FICTIONS LGBT
NO ONE SLEEPS de Jochen Hick : mensonges, parano, danger
Stefan (Tom Wlaschiha), jeune allemand, débarque à San Francisco pour un séminaire d’été et aussi et surtout pour poursuivre une enquête que son défunt père avait commencé. Stefan remet en effet en cause les origines du Sida. Il est de plus en plus persuadé que l’origine du virus ne remonte pas aux singes d’Afrique mais plutôt à une expérience effectuée par le Pentagone. Des prisonniers du Maryland auraient servis de cobayes et auraient été relâchés pour leur participation. Ce que les scientifiques ignoraient, c’est que le virus n’allait se déclarer que des années plus tard.
L’arrivée de Stefan aux Etats-Unis coincide avec une série de meurtres. Des hommes, tous gays et séropositifs, sont retrouvés morts. Il se trouve que ces hommes faisaient partie des potentiels prisonniers cobayes que Stefan comptait interviewer. Le gouvernement chercherait-il à étouffer cette sordide affaire ? Bien qu’il comprenne assez vite qu’il prend le risque de se plonger dans une conspiration qui pourrait lui coûter la vie, Stefan ne peut s’empêcher de continuer à fouiner et de chercher la vérité.
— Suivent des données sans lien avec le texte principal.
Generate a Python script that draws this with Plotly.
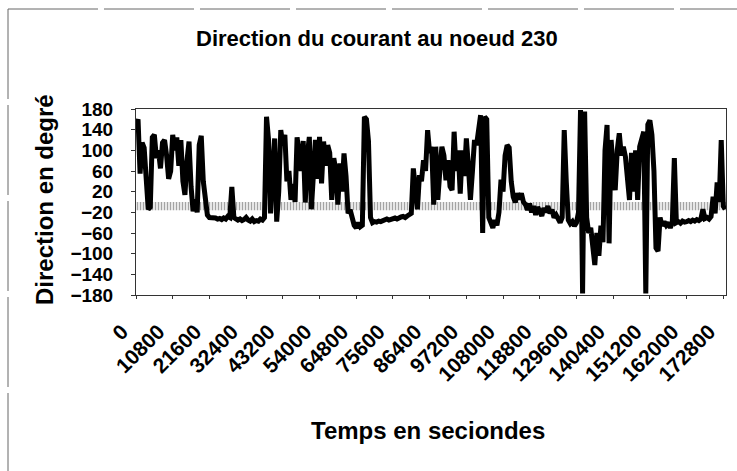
import plotly.graph_objects as go

# Sampling interval of the record (seconds)
STEP_S = 600

# Current direction at node 230 (degrees), one value per STEP_S
direction_deg = [
    150, 160, 55, 115, 105, 45, -14, -10, 125, 130,
    85, 100, 65, 115, 120, 90, 45, 60, 130, 100,
    125, 70, 120, 40, 14, 80, 117, 30, -18, 5,
    -20, 110, 128, 40, 4, -25, -30, -30, -32, -31,
    -33, -32, -34, -31, -33, -28, -30, 29, -30, -33,
    -35, -33, -36, -34, -30, -35, -37, -33, -38, -36,
    -37, -33, -35, -30, 165, 120, -22, 60, 123, -38,
    20, 139, 110, 130, 40, 60, 4, 35, 0, 125,
    100, 60, 118, -1, 90, 126, -14, 40, 120, 45,
    126, 36, 117, 70, 110, 95, 4, 85, 60, -5,
    75, 20, 94, 50, -22, -15, -35, -45, -50, -40,
    -48, -45, 165, 160, 118, -30, -40, -38, -39, -37,
    -38, -36, -35, -33, -35, -34, -33, -31, -33, -30,
    -29, -28, -30, -27, -24, -22, 65, 30, -14, 52,
    40, 81, 60, 139, 95, 107, -5, 107, 4, 60,
    107, 90, 42, 81, 30, 23, 136, 60, 100, 16,
    100, 50, 123, 70, 4, 60, 120, 110, 136, 168,
    -60, 165, 160, -30, -40, -50, -35, -45, -20, 43,
    20, 90, 110, 105, 40, 10, -1, 17, 5, 17,
    0, -5, -15, -3, -20, -8, -25, -10, -18, -27,
    -12, -20, -8, -22, -15, -30, -25, -35, -40, -30,
    139, 40, -35, -42, -38, -46, -40, -20, 178, -177,
    175, -30, -60, -50, -79, -122, -60, -104, -46, -78,
    100, 149, -80, 120, 60, 23, 100, 133, 90, 107,
    88, 30, 4, 95, 20, 100, 4, 107, 120, 136,
    -177, 150, 158, 130, 60, -89, -95, -30, -46, -38,
    -45, -40, -50, -40, 85, -40, -38, -41, -37, -39,
    -38, -36, -38, -35, -37, -34, -36, -33, -14, -32,
    -30, -33, -28, 10, -22, 38, 0, 120, -8, -14,
]
time_s = [i * STEP_S for i in range(len(direction_deg))]

# Axis ticks
x_tick_values = list(range(0, 172801, 10800))
x_tick_labels = [str(v) for v in x_tick_values]
y_tick_values = list(range(-180, 181, 40))

# Hatched reference band around zero
band_low, band_high = -16, 0
x_max = 173600

FONT = "Liberation Sans, Arial, sans-serif"

fig = go.Figure()

fig.add_trace(go.Scatter(
    x=[0, x_max, x_max, 0, 0],
    y=[band_high, band_high, band_low, band_low, band_high],
    mode="lines", fill="toself",
    fillcolor="rgba(0,0,0,0)",
    fillpattern=dict(shape="|", fgcolor="#5a5a5a", bgcolor="#eeeeee",
                     size=3, solidity=0.4),
    line=dict(width=0), hoverinfo="skip", showlegend=False,
))

fig.add_trace(go.Scatter(
    x=time_s, y=direction_deg, mode="lines",
    line=dict(color="black", width=5), showlegend=False,
))

W, H = 737, 471
L, R, T, B = 136, 11, 109, 176
pw, ph = W - L - R, H - T - B


def px(x):
    return (x - L) / pw


def py(y):
    return (H - B - y) / ph


fig.update_layout(
    width=W, height=H,
    margin=dict(l=L, r=R, t=T, b=B),
    paper_bgcolor="white", plot_bgcolor="white",
    font=dict(family=FONT, color="black"),
    xaxis=dict(
        range=[0, x_max], tickvals=x_tick_values, ticktext=x_tick_labels,
        tickangle=-45, tickfont=dict(size=21, family=FONT, weight="bold"),
        ticks="outside", ticklen=3, tickcolor="#333",
        ticklabelstandoff=12, ticklabelshift=-14,
        showgrid=False, zeroline=False,
        showline=True, linecolor="#333", linewidth=1, mirror=True,
    ),
    yaxis=dict(
        range=[-180, 180], tickvals=y_tick_values,
        tickfont=dict(size=19, family=FONT, weight="bold"),
        ticks="outside", ticklen=4, tickcolor="#333",
        ticklabelstandoff=14,
        showgrid=False, zeroline=False,
        showline=True, linecolor="#333", linewidth=1, mirror=True,
    ),
    annotations=[
        dict(text="Direction du courant au noeud 230", xref="paper", yref="paper",
             x=px(377), y=py(39), showarrow=False, xanchor="center", yanchor="middle",
             font=dict(size=22, family=FONT, weight="bold")),
        dict(text="Temps en seciondes", xref="paper", yref="paper",
             x=px(428), y=py(430), showarrow=False, xanchor="center", yanchor="middle",
             font=dict(size=24, family=FONT, weight="bold")),
        dict(text="Direction en degré", xref="paper", yref="paper",
             x=px(44), y=py(200), showarrow=False, xanchor="center", yanchor="middle",
             textangle=-90, font=dict(size=24, family=FONT, weight="bold")),
    ],
    shapes=[
        dict(type="line", xref="paper", yref="paper",
             x0=px(8), x1=px(737), y0=py(9), y1=py(9),
             line=dict(color="#666", width=1, dash="90px,6px")),
        dict(type="line", xref="paper", yref="paper",
             x0=px(8), x1=px(8), y0=py(9), y1=py(471),
             line=dict(color="#666", width=1, dash="90px,6px")),
    ],
)

fig.write_html("out.html")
Il croise rapidement le chemin d’une détective enquêtant sur les meurtres récemment survenus, Louise Tolliver (Irit Levi). Dans une atmosphère anxiogène, Stefan poursuit son investigation allant d’Eglise en lieux de cruising. Il fait la connaissance d’un énigmatique et très sexy brun n’acceptant pas totalement son homosexualité : Jeffrey Russo (Jim Thalman). Si ce dernier refuse de l’embrasser, cela ne les empêche pas d’entamer une liaison particulièrement torride. Petit à petit, Stefan réalise que Jeffrey pourrait être lié aux meurtres…
Dès les premières minutes, on comprend qu’on s’est embarqués dans un film étrange, pas comme les autres. On n’a jamais vue la ville de San Francisco filmée de façon aussi austère, terne, apparaissant comme une sorte de cimetière géant où le danger est partout. Le réalisateur Jochen Hick (ici également scénariste et producteur) nous entraine dans une intrigue complexe sur fond de complot et de Sida et le côté légèrement paranoïaque de Stefan ne met pas longtemps à déteindre sur nous. Plus il avance dans son investigation, plus il est persuadé que les vraies origines du Sida ont été cachées. Mais à trop penser en savoir, il se met en danger.
On pense instantanément à Cruising de William Friedkin : un sérial killer qui tue des gays, des passages dans des boîtes hot underground, la récurrence d’une petite musique (en l’occurrence ici celle de l’opéra Turandot de Puccini)… Mais No one sleeps a bel et bien son propre ton, son propre univers et s’amuse à nous égarer, nous surprendre. Stefan est ainsi un drôle de personnage principal, auquel on s’identifie mais qui la plupart du temps nous échappe. En témoigne son obsession naissante pour Jeffrey, qu’on identifie en tant que spectateur directement comme le premier suspect potentiel de tous les homicides du coin. Les passages entre Stefan et Jeffrey sont très chargés en tension sexuelle. Les deux acteurs y mettent du cœur et les scènes intimes sont tout simplement explosives retranscrivant assez bien la personnalité de Stefan. Dans son enquête comme dans sa sexualité, il aime se mettre en danger, flirter avec les interdits.
Jochen Hick nous offre une aventure désenchantée, aux enjeux changeants. Finalement on comprend vite où l’enquête de Stefan va le mener, la nouvelle question sera de savoir jusqu’où il continuera à se perdre, à se laisser dériver, consumer. Les références à l’opéra Turandot s’accumulent et la clé de l’intrigue se trouve dans le déroulé de cette œuvre tragique.
Scénario intelligent et audacieux, rythme étrange (entre tension et lenteur déroutante évoquant une gueule de bois) , atmosphère unique (un côté thriller réaliste mêlé à des scènes de passion destructrice et autres passages épicés et borderline – avec virée dans des boîtes sordides où des mecs tentent de refiler le VIH à leurs partenaires plus ou moins volontaires), personnages tous fascinants et attachants (Jim Thalman est un personnage secondaire dont la noirceur et la sensibilité n’ont d’égales que son sex appeal / Irit Levi avec sa voix incomparable et son côté à la fois cynique et maternelle compose une détective pour le moins originale) : No one sleeps lorgne aussi bien du côté du thriller politique / parano que de la tragédie, le tout avec brio. Un film sombre et intense qui mérite amplement le coup d’œil.